(Written exercise) Extract exactly the lines from the top of the records through the line containing "const minorStep = 400;", and keep pictures out of the copy.

(Items from a data source)
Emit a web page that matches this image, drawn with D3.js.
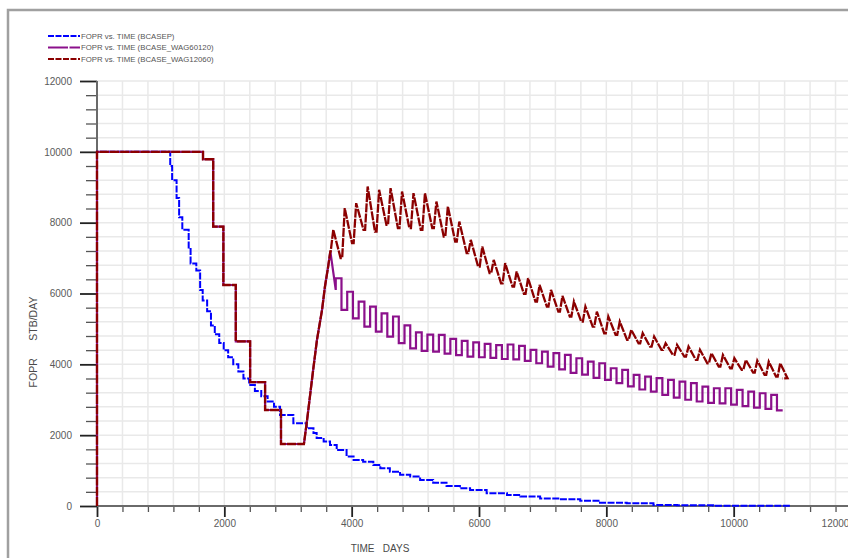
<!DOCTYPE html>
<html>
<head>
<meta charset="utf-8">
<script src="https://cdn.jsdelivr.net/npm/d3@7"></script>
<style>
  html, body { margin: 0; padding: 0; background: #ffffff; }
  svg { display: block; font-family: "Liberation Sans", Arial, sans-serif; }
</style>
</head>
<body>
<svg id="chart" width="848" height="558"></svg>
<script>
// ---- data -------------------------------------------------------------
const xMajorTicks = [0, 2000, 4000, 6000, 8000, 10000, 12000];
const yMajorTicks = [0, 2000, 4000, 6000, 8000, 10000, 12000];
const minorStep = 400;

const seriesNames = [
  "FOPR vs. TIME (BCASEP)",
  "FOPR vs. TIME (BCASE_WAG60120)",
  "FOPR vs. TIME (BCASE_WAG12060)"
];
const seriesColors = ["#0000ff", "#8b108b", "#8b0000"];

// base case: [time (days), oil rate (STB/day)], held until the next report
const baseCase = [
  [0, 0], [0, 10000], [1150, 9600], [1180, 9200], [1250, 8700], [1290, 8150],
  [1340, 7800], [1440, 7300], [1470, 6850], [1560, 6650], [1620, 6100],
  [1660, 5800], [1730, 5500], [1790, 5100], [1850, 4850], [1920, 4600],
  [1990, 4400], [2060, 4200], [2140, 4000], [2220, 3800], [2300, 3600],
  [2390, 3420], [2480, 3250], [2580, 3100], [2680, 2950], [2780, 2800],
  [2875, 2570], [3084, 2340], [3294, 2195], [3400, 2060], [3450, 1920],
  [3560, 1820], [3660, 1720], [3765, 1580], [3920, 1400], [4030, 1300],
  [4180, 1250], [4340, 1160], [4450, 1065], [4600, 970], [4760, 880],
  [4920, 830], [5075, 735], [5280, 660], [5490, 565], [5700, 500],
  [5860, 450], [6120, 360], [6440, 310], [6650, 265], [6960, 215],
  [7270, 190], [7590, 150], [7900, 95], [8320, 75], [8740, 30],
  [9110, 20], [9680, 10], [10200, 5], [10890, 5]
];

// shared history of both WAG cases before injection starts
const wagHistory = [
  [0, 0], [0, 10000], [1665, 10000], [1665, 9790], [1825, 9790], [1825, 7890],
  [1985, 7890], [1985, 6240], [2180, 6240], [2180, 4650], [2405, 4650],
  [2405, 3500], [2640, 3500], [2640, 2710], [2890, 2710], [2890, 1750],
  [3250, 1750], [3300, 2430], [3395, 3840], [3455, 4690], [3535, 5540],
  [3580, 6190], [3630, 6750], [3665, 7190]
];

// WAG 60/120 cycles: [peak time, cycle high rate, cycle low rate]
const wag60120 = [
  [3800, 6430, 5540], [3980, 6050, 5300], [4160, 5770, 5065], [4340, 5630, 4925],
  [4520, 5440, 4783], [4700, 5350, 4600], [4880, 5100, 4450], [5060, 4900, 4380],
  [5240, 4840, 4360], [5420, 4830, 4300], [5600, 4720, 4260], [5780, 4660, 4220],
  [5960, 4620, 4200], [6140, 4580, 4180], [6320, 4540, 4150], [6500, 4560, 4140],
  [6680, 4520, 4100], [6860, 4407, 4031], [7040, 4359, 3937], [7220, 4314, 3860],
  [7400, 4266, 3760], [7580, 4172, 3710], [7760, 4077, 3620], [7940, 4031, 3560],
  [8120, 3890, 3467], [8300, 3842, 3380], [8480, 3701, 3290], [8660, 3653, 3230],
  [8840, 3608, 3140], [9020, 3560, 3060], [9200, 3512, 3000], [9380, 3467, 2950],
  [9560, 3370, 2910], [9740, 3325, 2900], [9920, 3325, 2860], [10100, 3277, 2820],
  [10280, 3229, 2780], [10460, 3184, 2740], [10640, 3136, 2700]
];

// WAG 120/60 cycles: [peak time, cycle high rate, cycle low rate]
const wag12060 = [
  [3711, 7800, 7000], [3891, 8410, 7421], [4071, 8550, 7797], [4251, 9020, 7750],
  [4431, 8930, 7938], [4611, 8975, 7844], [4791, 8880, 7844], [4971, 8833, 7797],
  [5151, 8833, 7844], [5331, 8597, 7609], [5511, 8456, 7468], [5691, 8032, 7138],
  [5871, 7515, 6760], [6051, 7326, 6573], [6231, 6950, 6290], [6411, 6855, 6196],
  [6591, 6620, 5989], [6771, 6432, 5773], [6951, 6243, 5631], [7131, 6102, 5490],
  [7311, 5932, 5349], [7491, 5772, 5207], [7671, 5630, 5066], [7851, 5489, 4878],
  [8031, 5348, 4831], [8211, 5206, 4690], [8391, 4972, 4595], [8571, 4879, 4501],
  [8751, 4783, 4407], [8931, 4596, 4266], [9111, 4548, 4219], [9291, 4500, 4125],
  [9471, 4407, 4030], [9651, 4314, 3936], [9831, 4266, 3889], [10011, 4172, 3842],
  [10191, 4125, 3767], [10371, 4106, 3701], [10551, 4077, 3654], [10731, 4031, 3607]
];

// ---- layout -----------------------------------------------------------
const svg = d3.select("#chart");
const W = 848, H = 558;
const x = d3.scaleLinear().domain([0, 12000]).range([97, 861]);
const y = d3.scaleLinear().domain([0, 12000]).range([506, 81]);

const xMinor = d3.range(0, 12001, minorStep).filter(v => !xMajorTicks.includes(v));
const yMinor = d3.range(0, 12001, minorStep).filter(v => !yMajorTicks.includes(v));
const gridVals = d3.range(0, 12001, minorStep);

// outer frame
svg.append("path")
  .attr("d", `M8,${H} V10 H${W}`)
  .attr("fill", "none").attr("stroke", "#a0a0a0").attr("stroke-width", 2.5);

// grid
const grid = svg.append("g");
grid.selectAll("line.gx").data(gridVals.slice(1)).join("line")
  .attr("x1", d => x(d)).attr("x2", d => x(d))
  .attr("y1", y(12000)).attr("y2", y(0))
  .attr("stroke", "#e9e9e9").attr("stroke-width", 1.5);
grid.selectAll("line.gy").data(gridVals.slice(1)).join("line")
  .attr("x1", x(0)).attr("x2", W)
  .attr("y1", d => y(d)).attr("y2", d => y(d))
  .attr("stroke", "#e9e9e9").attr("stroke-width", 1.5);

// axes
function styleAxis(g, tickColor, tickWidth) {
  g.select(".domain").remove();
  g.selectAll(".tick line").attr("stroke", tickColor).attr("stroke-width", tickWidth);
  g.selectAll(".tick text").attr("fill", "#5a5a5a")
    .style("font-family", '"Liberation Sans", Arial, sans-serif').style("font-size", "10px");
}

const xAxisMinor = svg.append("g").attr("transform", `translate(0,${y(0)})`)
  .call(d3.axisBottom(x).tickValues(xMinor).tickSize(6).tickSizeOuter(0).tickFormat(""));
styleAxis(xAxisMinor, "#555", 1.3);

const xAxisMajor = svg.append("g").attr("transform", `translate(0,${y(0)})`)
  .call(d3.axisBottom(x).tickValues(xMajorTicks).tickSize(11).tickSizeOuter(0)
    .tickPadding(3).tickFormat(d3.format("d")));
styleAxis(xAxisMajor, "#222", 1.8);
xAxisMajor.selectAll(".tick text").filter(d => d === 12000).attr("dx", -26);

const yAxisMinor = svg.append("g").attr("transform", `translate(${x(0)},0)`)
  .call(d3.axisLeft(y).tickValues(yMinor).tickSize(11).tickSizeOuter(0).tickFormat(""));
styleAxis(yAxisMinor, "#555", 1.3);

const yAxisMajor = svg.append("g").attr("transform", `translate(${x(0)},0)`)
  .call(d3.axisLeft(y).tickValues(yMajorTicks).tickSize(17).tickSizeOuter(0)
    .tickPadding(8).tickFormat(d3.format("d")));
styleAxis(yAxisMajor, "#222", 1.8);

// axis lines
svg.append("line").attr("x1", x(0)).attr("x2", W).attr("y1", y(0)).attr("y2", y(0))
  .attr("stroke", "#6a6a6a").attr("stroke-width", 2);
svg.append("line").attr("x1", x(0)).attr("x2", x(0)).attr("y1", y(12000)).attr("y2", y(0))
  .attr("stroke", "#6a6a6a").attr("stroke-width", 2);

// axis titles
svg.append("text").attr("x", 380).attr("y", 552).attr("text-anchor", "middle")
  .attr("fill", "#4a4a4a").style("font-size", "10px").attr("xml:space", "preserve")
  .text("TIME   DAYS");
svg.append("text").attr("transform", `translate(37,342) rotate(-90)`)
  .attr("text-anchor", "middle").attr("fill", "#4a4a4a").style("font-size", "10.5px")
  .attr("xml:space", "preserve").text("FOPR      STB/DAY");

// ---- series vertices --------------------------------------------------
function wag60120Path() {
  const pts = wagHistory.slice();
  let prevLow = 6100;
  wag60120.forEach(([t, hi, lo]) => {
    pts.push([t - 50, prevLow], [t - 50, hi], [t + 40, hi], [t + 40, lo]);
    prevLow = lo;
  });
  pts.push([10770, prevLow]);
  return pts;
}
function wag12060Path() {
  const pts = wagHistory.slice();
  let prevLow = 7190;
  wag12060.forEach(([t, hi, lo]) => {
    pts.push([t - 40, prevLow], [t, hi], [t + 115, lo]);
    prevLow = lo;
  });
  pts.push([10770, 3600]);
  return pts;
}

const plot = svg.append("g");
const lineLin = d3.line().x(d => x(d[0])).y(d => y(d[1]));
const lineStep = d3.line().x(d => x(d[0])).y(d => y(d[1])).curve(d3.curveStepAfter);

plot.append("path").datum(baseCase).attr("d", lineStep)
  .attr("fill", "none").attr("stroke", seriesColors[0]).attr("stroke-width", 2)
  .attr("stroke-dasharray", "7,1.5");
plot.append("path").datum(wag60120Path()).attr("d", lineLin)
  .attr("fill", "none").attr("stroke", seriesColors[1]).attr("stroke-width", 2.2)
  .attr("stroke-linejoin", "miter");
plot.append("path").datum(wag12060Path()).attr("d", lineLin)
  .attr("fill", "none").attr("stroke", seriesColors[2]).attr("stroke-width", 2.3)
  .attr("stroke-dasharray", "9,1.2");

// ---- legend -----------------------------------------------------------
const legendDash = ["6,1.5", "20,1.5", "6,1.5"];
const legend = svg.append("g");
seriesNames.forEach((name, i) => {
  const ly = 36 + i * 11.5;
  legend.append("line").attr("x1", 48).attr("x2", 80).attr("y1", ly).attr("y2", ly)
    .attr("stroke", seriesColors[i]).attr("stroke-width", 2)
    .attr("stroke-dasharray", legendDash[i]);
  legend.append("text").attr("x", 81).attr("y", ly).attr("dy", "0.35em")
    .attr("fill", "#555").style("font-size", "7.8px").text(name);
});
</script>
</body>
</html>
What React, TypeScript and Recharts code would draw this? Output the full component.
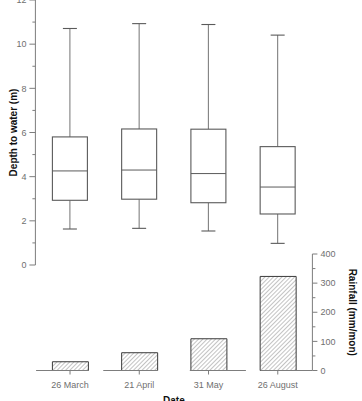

(Answer in full)
Emit a web page that matches this image, drawn with D3.js.
<!DOCTYPE html>
<html>
<head>
<meta charset="utf-8">
<script src="https://cdn.jsdelivr.net/npm/d3@7"></script>
<style>
  html, body { margin: 0; padding: 0; background: #ffffff; }
  svg { display: block; font-family: "Liberation Sans", Arial, sans-serif; }
</style>
</head>
<body>
<svg id="chart" width="848" height="558"></svg>
<script>
// ---- data -------------------------------------------------------------
const xMajorTicks = [0, 2000, 4000, 6000, 8000, 10000, 12000];
const yMajorTicks = [0, 2000, 4000, 6000, 8000, 10000, 12000];
const minorStep = 400;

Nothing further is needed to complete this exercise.